Chapter 20 seems to be at odds with much of chapter 19--in terms of how David and Saul came to such disagreement. Jonathan's knowledge of his father's feelings seems different here too.
Some people want to read into David and Jonathan's relationship. Quite frankly, it doesn't really add up. While there was homosexual behavior in those days, there was not the same sense of sexual identity as we have it today. Shouldn't men be able to be close friends without making it about sex? People do the same thing with Frodo and Sam in the Lord of the Rings. I don't see it.
When Saul yells at Jonathan in vs 30, I think it is more about the fact that Saul knows that if David is alive, his son Jonathan will never be king.

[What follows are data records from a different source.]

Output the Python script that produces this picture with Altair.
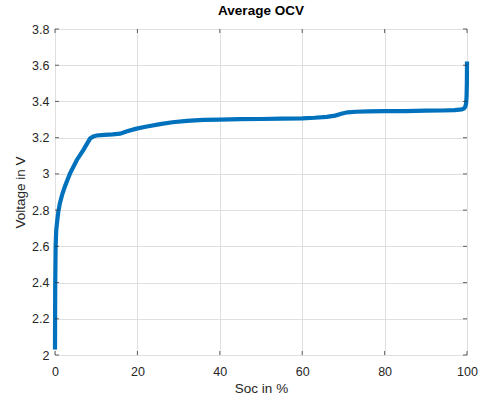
import altair as alt
import pandas as pd

soc = [0, 0.05, 0.15, 0.3, 0.56, 0.8, 1.2, 1.8, 2.4, 3.6, 5.3, 6.9, 8.5, 9.3,
       10.1, 12, 14, 15.8, 17.5, 19.8, 22, 25.5, 28.5, 32, 36, 40, 45, 50, 55,
       60, 63, 66, 68, 69.5, 71, 73, 76, 80, 85, 90, 94, 97, 98.7, 99.3, 99.6,
       99.8, 99.9, 99.97, 100]
volt = [2.03, 2.38, 2.6, 2.69, 2.745, 2.79, 2.84, 2.89, 2.93, 3.0, 3.077, 3.133,
        3.195, 3.207, 3.212, 3.215, 3.218, 3.222, 3.235, 3.25, 3.26, 3.275,
        3.285, 3.293, 3.298, 3.3, 3.302, 3.303, 3.305, 3.307, 3.31, 3.315,
        3.322, 3.332, 3.34, 3.343, 3.345, 3.346, 3.347, 3.349, 3.35, 3.352,
        3.356, 3.362, 3.372, 3.39, 3.43, 3.5, 3.62]
x_ticks = [0, 20, 40, 60, 80, 100]
y_ticks = [2, 2.2, 2.4, 2.6, 2.8, 3, 3.2, 3.4, 3.6, 3.8]

W, H = 412, 326
FONT = "Liberation Sans"
TXT = "#262626"

df = pd.DataFrame({"soc": soc, "volt": volt})
xt = pd.DataFrame({"soc": x_ticks})
yt = pd.DataFrame({"volt": y_ticks})

xscale = alt.Scale(domain=[0, 100], nice=False)
yscale = alt.Scale(domain=[2, 3.8], nice=False, zero=False)

common_axis = dict(grid=True, ticks=False, domain=False, labelOverlap=False,
                   labelFlush=False, labelFont=FONT, labelFontSize=12.5,
                   labelColor=TXT, titleFont=FONT, titleFontSize=13.5,
                   titleColor=TXT, titleFontWeight="normal",
                   gridColor="#dfdfdf", gridWidth=1)

xaxis = alt.Axis(values=x_ticks, labelPadding=20, labelBaseline="alphabetic",
                 titleX=W / 2, titleY=37, titleBaseline="alphabetic",
                 titleAlign="center", **common_axis)
yaxis = alt.Axis(values=y_ticks, labelPadding=6, labelExpr="datum.value",
                 titleX=-35, titleY=H / 2, titleAngle=-90,
                 titleBaseline="middle", titleAlign="center", **common_axis)


def X():
    return alt.X("soc:Q", scale=xscale, title="Soc in %", axis=xaxis)


def Y():
    return alt.Y("volt:Q", scale=yscale, title="Voltage in V", axis=yaxis)


line = alt.Chart(df).mark_line(color="#0072BD", strokeWidth=4.2, clip=False).encode(
    x=X(), y=Y())

tick_style = dict(color=TXT, thickness=1, size=4)
bx = alt.Chart(xt).mark_tick(**tick_style).encode(x=X(), y=alt.value(H - 2))
tx = alt.Chart(xt).mark_tick(**tick_style).encode(x=X(), y=alt.value(2))
ly = alt.Chart(yt).mark_tick(**tick_style).encode(y=Y(), x=alt.value(2))
ry = alt.Chart(yt).mark_tick(**tick_style).encode(y=Y(), x=alt.value(W - 2))

chart = alt.layer(line, bx, tx, ly, ry).properties(
    width=W, height=H,
    title=alt.TitleParams("Average OCV", fontSize=13.5, fontWeight="bold",
                          font=FONT, color="#000000", anchor="middle", offset=6),
    autosize=alt.AutoSizeParams(type="none"),
    padding={"left": 55, "top": 29, "right": 14, "bottom": 39},
).configure_view(stroke=TXT, strokeWidth=1).configure(background="white")

chart.save("out.html", embed_options={"renderer": "svg", "actions": False})
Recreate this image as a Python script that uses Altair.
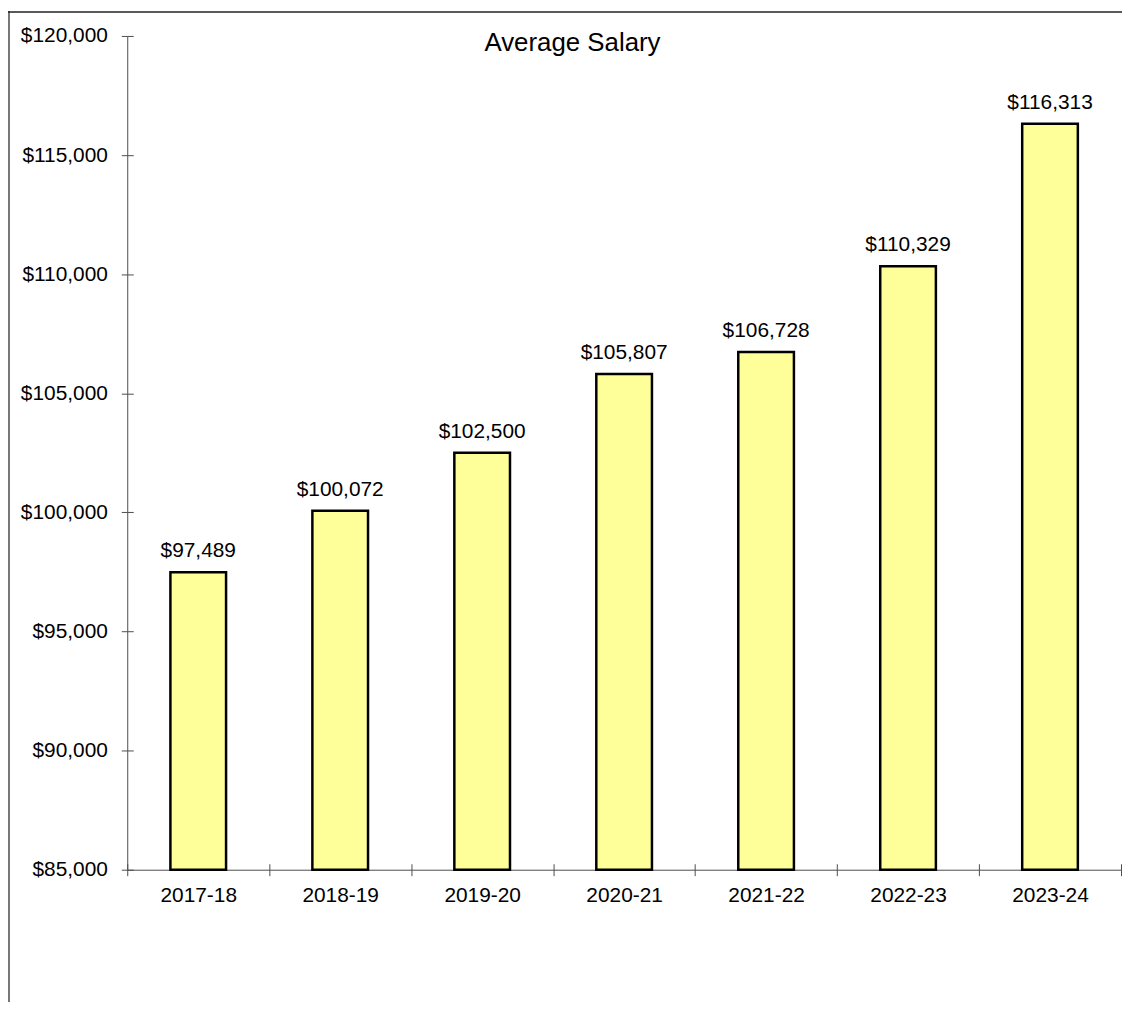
import altair as alt
import pandas as pd

years = ["2017-18", "2018-19", "2019-20", "2020-21", "2021-22", "2022-23", "2023-24"]
salaries = [97489, 100072, 102500, 105807, 106728, 110329, 116313]
y_ticks = [85000, 90000, 95000, 100000, 105000, 110000, 115000, 120000]
title_text = ["Average Salary"]

df = pd.DataFrame({"year": years, "salary": salaries})
df["label"] = ["$" + format(v, ",") for v in salaries]
df["base"] = y_ticks[0]

FONT = "Liberation Sans"
AX = "#4d4d4d"

xscale = alt.Scale(type="band", domain=years, paddingInner=0, paddingOuter=0)
yscale = alt.Scale(domain=[y_ticks[0], y_ticks[-1]], nice=False, zero=False)

x_main = alt.Axis(title=None, orient="bottom", tickBand="extent", tickSize=6, tickColor=AX,
                  domainColor=AX, labelFont=FONT, labelFontSize=21, labelColor="black",
                  labelAngle=0, labelBaseline="alphabetic", labelPadding=26, grid=False)
x_inner = alt.Axis(title=None, orient="bottom", tickBand="extent", tickSize=6, tickColor=AX,
                   domain=False, labels=False, offset=-6, grid=False)
y_main = alt.Axis(title=None, orient="left", values=y_ticks, tickSize=6, tickColor=AX,
                  domainColor=AX, labelFont=FONT, labelFontSize=21, labelColor="black",
                  labelPadding=14, format="$,d", grid=False)
y_inner = alt.Axis(title=None, orient="left", values=y_ticks, tickSize=6, tickColor=AX,
                   domain=False, labels=False, offset=-6, grid=False)

base = alt.Chart(df)

bars = base.mark_bar(fill="#FFFF99", stroke="black", strokeWidth=2.5, size=56).encode(
    x=alt.X("year:N", scale=xscale, sort=years, axis=x_main),
    y=alt.Y("salary:Q", scale=yscale, axis=y_main),
    y2="base:Q",
)

ticks_inner = base.mark_bar(opacity=0, size=56).encode(
    x=alt.X("year:N", scale=xscale, sort=years, axis=x_inner),
    y=alt.Y("salary:Q", scale=yscale, axis=y_inner),
    y2="base:Q",
)

labels = base.mark_text(font=FONT, fontSize=21, color="black", baseline="alphabetic", dy=-15).encode(
    x=alt.X("year:N", scale=xscale, sort=years, axis=None),
    y=alt.Y("salary:Q", scale=yscale, axis=None),
    text="label:N",
)

title = alt.Chart(pd.DataFrame({"t": title_text})).mark_text(
    font=FONT, fontSize=26, color="black", align="center", baseline="alphabetic"
).encode(x=alt.value(448), y=alt.value(15), text="t:N")

frame_df = pd.DataFrame({"k": [0]})
left_line = alt.Chart(frame_df).mark_rule(color="#777777", strokeWidth=2).encode(
    x=alt.value(-119), y=alt.value(-25), y2=alt.value(1000)
)
top_line = alt.Chart(frame_df).mark_rule(color="#222222", strokeWidth=1.5).encode(
    x=alt.value(-120), x2=alt.value(1010), y=alt.value(-24)
)

chart = alt.layer(left_line, top_line, ticks_inner, bars, labels, title).resolve_axis(
    x="independent", y="independent"
).properties(
    width=1000, height=839,
    autosize=alt.AutoSizeParams(type="none"),
    padding={"left": 120, "top": 25, "right": 1, "bottom": 130},
    background="white",
).configure_view(stroke=None)

chart.save("out.html", embed_options={"renderer": "svg", "actions": False})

Chapter 21 is difficult. It is a good illustration of how faithful people get in the way of political scheming. The priest Ahimelech didn't know that David had fled from Saul. How could he have known? And Saul's soldiers seem to agree with him when they refuse Saul's order to kill him. Even today, innocent people suffer because of political wars.
The violence in Honduras comes to mind....

Corinthians:

In v 3, he talks about writing this tearful letter to them. Is this a letter we have? Is it chapters 10-13? Is it part of 1 Cor?
V 14-17 seem to have a different tone than the first half of the chapter, to my ears at least. What do you think?
And compare vv 16 and 17 with the opening lines of chapter 3. What do you notice?